È una coerenza che porta le bande del Califfato a combattere ovunque si offrano spazi vuoti o spazi occupati dal nemico sunnita e li porta a non subire sconfitte definitive, poiché a ogni ritirata sul territorio corrisponde un’avanzata verso una direzione diversa. Il Califfato tende a dominare gran parte dell’Iraq settentrionale; a scendere lungo la valle del Tigri e dell’Eufrate, a raggiungere la penisola del Sinai, trasformandola da territorio egiziano o qaedista in una sorta di terra di nessuno, dove ogni scorribanda è possibile.



Tende a passare verso l’Africa dove coglie dapprima le difficoltà della convivenza tra il regime militare del generale El Sisi e ciò che resta vivo della Fratellanza musulmana, raggruppando in teoria una poderosa forza d’urto. Ma poi le stesse forze del Califfato si vedono il terreno spianato dall’inesistenza di uno stato libico e si infiltrano in ogni località dove scorgano lo spazio necessario per insediarsi e sfruttare le risorse locali per rafforzare il loro potere finanziario.



Di là della Libia, possono guardare alla galassia di gruppi affini, da Boko Aram agli altri sistemi terroristici che si trovano in Nigeria o al margine del Marocco, o dominano il territorio interno dell’Algeria.
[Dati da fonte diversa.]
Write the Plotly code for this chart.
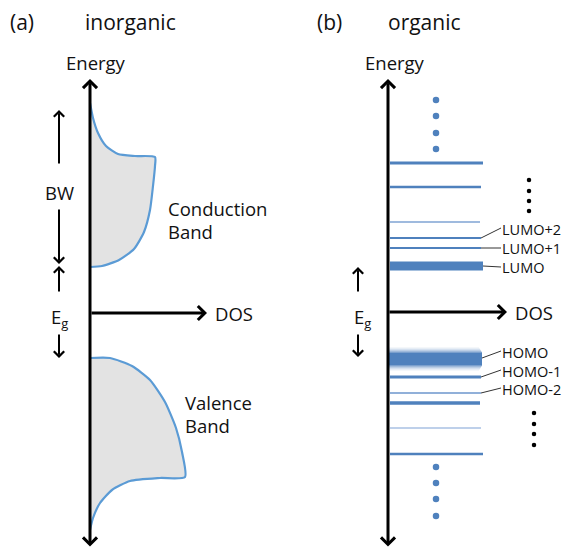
import plotly.graph_objects as go

# ---- panel (a): inorganic band picture (positions in figure units, y grows downward) ----
axis_a_x = 90
cb_x = [90, 93, 98, 106, 118, 135, 155, 155, 153, 150, 144, 134, 119, 102, 90]
cb_y = [103, 118, 133, 146, 154, 156, 157, 166, 186, 210, 232, 249, 260, 266, 267]
vb_x = [90, 110, 132, 150, 165, 176, 182, 185, 160, 130, 112, 100, 93, 90]
vb_y = [358, 358, 366, 380, 402, 428, 452, 477, 478, 481, 490, 503, 518, 530]

# ---- panel (b): discrete molecular levels ----
axis_b_x = 388
lvl_y = [163, 187, 222, 238, 248, 266, 377, 393, 403, 428, 454]
lvl_x1 = [483, 481, 480, 481, 481, 483, 481, 481, 480, 481, 483]
lvl_w = [3, 2.5, 1.5, 2, 2, 9, 3, 1.5, 3.5, 1.5, 2.5]
lvl_col = ["#4F81BD", "#4F81BD", "#7FA3D3", "#4F81BD", "#4F81BD", "#4F81BD",
           "#4F81BD", "#6C96CC", "#4F81BD", "#A9C1E3", "#4F81BD"]
homo_y = 359
homo_x1 = 482
homo_core = 12          # solid part of the broadened HOMO
homo_fade = [0.75, 0.55, 0.38, 0.24, 0.13, 0.06]   # soft edge, 1 px per step

blue_dots_x = [436] * 8
blue_dots_y = [100, 116, 133, 149, 467, 483, 499, 516]
black_dots_x = [529, 529, 529, 529, 534, 534, 534, 534]
black_dots_y = [180, 191, 201, 211, 413, 424, 434, 445]

labels = ["LUMO+2", "LUMO+1", "LUMO", "HOMO", "HOMO-1", "HOMO-2"]
label_y = [229, 248, 267, 352, 371, 389]
leader_from_x = [481, 481, 483, 482, 481, 481]
leader_from_y = [238, 248, 266, 358, 377, 393]

FONT = "Open Sans"
BLUE = "#4F81BD"
CURVE = "#5B9BD5"
INK = "#111111"

fig = go.Figure()

# band shapes
for bx, by in [(cb_x, cb_y), (vb_x, vb_y)]:
    fig.add_trace(go.Scatter(x=bx, y=by, mode="lines", fill="toself",
                             fillcolor="#E3E3E3",
                             line=dict(color=CURVE, width=2.2, shape="spline", smoothing=0.6),
                             hoverinfo="skip"))

# broadened HOMO: solid core with fading strokes above and below
fig.add_trace(go.Scatter(x=[axis_b_x, homo_x1], y=[homo_y, homo_y], mode="lines",
                         line=dict(color=BLUE, width=homo_core), hoverinfo="skip"))
for i, op in enumerate(homo_fade):
    d = homo_core / 2 + 0.5 + i
    for s in (-1, 1):
        fig.add_trace(go.Scatter(x=[axis_b_x, homo_x1 - i * 0.6],
                                 y=[homo_y + s * d, homo_y + s * d], mode="lines",
                                 line=dict(color=BLUE, width=1.05), opacity=op,
                                 hoverinfo="skip"))

# sharp levels
for y, x1, w, c in zip(lvl_y, lvl_x1, lvl_w, lvl_col):
    fig.add_trace(go.Scatter(x=[axis_b_x + 2, x1], y=[y, y], mode="lines",
                             line=dict(color=c, width=w), hoverinfo="skip"))

# leader lines to labels
for x0, y0, y1 in zip(leader_from_x, leader_from_y, label_y):
    fig.add_trace(go.Scatter(x=[x0, 501], y=[y0, y1 - 1 if y1 < y0 else y1],
                             mode="lines", line=dict(color="#333333", width=1),
                             hoverinfo="skip"))

# dots
fig.add_trace(go.Scatter(x=blue_dots_x, y=blue_dots_y, mode="markers",
                         marker=dict(color=BLUE, size=6.5), hoverinfo="skip"))
fig.add_trace(go.Scatter(x=black_dots_x, y=black_dots_y, mode="markers",
                         marker=dict(color="black", size=4.5), hoverinfo="skip"))

anns = []


def arrow(x0, y0, x1, y1, width=3, head=4, size=0.9, both=False):
    anns.append(dict(x=x1, y=y1, ax=x0, ay=y0, xref="x", yref="y", axref="x", ayref="y",
                     text="", showarrow=True, arrowhead=head, startarrowhead=head,
                     arrowside="end+start" if both else "end",
                     arrowwidth=width, arrowsize=size, startarrowsize=size,
                     arrowcolor="black"))


def label(x, y, txt, size=17, anchor="left"):
    anns.append(dict(x=x, y=y, xref="x", yref="y", text=txt, showarrow=False,
                     xanchor=anchor, yanchor="middle", borderpad=0,
                     font=dict(family=FONT, size=size, color=INK)))


# axes of both panels
for ax_x in [axis_a_x, axis_b_x]:
    arrow(ax_x, 548, ax_x, 79, both=True)
arrow(axis_a_x, 313, 207, 313)
arrow(axis_b_x, 312, 507, 312)

# band-width and gap markers
thin = dict(width=2, size=1.0)
arrow(59, 165, 59, 110, **thin)
arrow(59, 208, 59, 264, **thin)
arrow(59, 293, 59, 266, **thin)
arrow(59, 333, 59, 358, **thin)
arrow(358, 293, 358, 267, **thin)
arrow(358, 333, 358, 357, **thin)

# texts
label(9, 22, "(a)", 21)
label(84, 22, "inorganic", 21)
label(316, 22, "(b)", 21)
label(387, 22, "organic", 21)
label(96, 62, "Energy", 18.5, "center")
label(395, 62, "Energy", 18.5, "center")
label(59, 192, "BW", 18.5, "center")
label(59, 318, "E<sub>g</sub>", 18.5, "center")
label(362, 318, "E<sub>g</sub>", 18.5, "center")
label(214, 313, "DOS", 18.5)
label(514, 312, "DOS", 18.5)
label(167, 208, "Conduction", 18.5)
label(167, 231, "Band", 18.5)
label(184, 402, "Valence", 18.5)
label(184, 425, "Band", 18.5)
for t, y in zip(labels, label_y):
    label(501, y, t, 14.5)

fig.update_layout(
    width=567, height=550, margin=dict(l=0, r=0, t=0, b=0),
    paper_bgcolor="white", plot_bgcolor="white", showlegend=False,
    xaxis=dict(range=[0, 567], visible=False, fixedrange=True),
    yaxis=dict(range=[550, 0], visible=False, fixedrange=True),
    annotations=anns,
)

fig.write_html("out.html")
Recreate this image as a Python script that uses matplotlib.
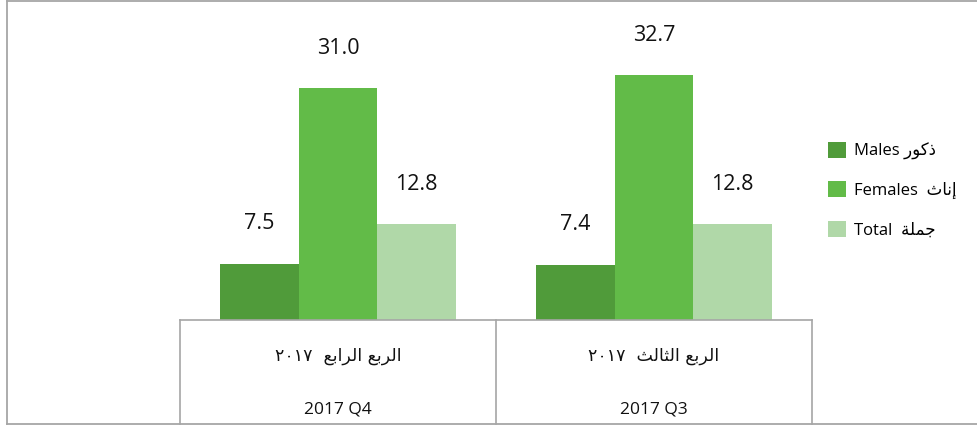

Fra queste terre, la Tunisia esiste come uno stato teoricamente colonizzabile praticamente dominato da due partiti, uno di tendenza islamica moderata, Ennahda (Rinascita) e l’altro, Nidaa Tounes (Appello per la Tunisia) maggioritario, di tendenza laica. Rispetto alle istituzioni che i due partiti stanno cercando di varare, restituendo alla Tunisia un modello quasi-occidentale di vita, gli uomini del Califfato dispongono di due risorse: il fatto che siano di nazionalità tunisina la maggioranza dei cosiddetti foreign fighters, cioè dei volontari accorsi in Sira per combattere contro Assad ma confluiti nelle formazioni dell’Isis; e il fatto che il diffuso islamismo popolare sia praticamente indifferente alle declinazioni del suo modo di essere e sia pertanto indifferente rispetto a quale delle sfumature del potere islamico sia dominante nel proprio paese, al punto di rendere la Tunisia non terra di conquista ma terra di proselitismo e base di lancio verso l’Europa.



Infatti, eccezion fatta per il Marocco, quale altro Paese è più vicino della Tunisia alle coste europee?

Si tratta, com’è necessario immaginare, di capire se davvero i Paesi europei possano assistere a ciò che accade sulla loro porta di casa senza predisporre una risposta adeguata. Per risposta adeguata non si può intendere un'espressione generica di buona volontà, ma la manifestazione di una volontà determinata e risoluta a schiacciare un nemico che avanza con l’astuzia e la costanza di una serpe. Ancor oggi, negli Stati Uniti, ci si domanda se tutto ciò sia di loro interesse. Ma bisogna pensare che la visione interna di ciò che sono gli interessi americani nel mondo sia scesa a un punto ben basso, per immaginare che siano sufficienti le buone parole per frenare chi è pronto a usare tutti gli altri mezzi.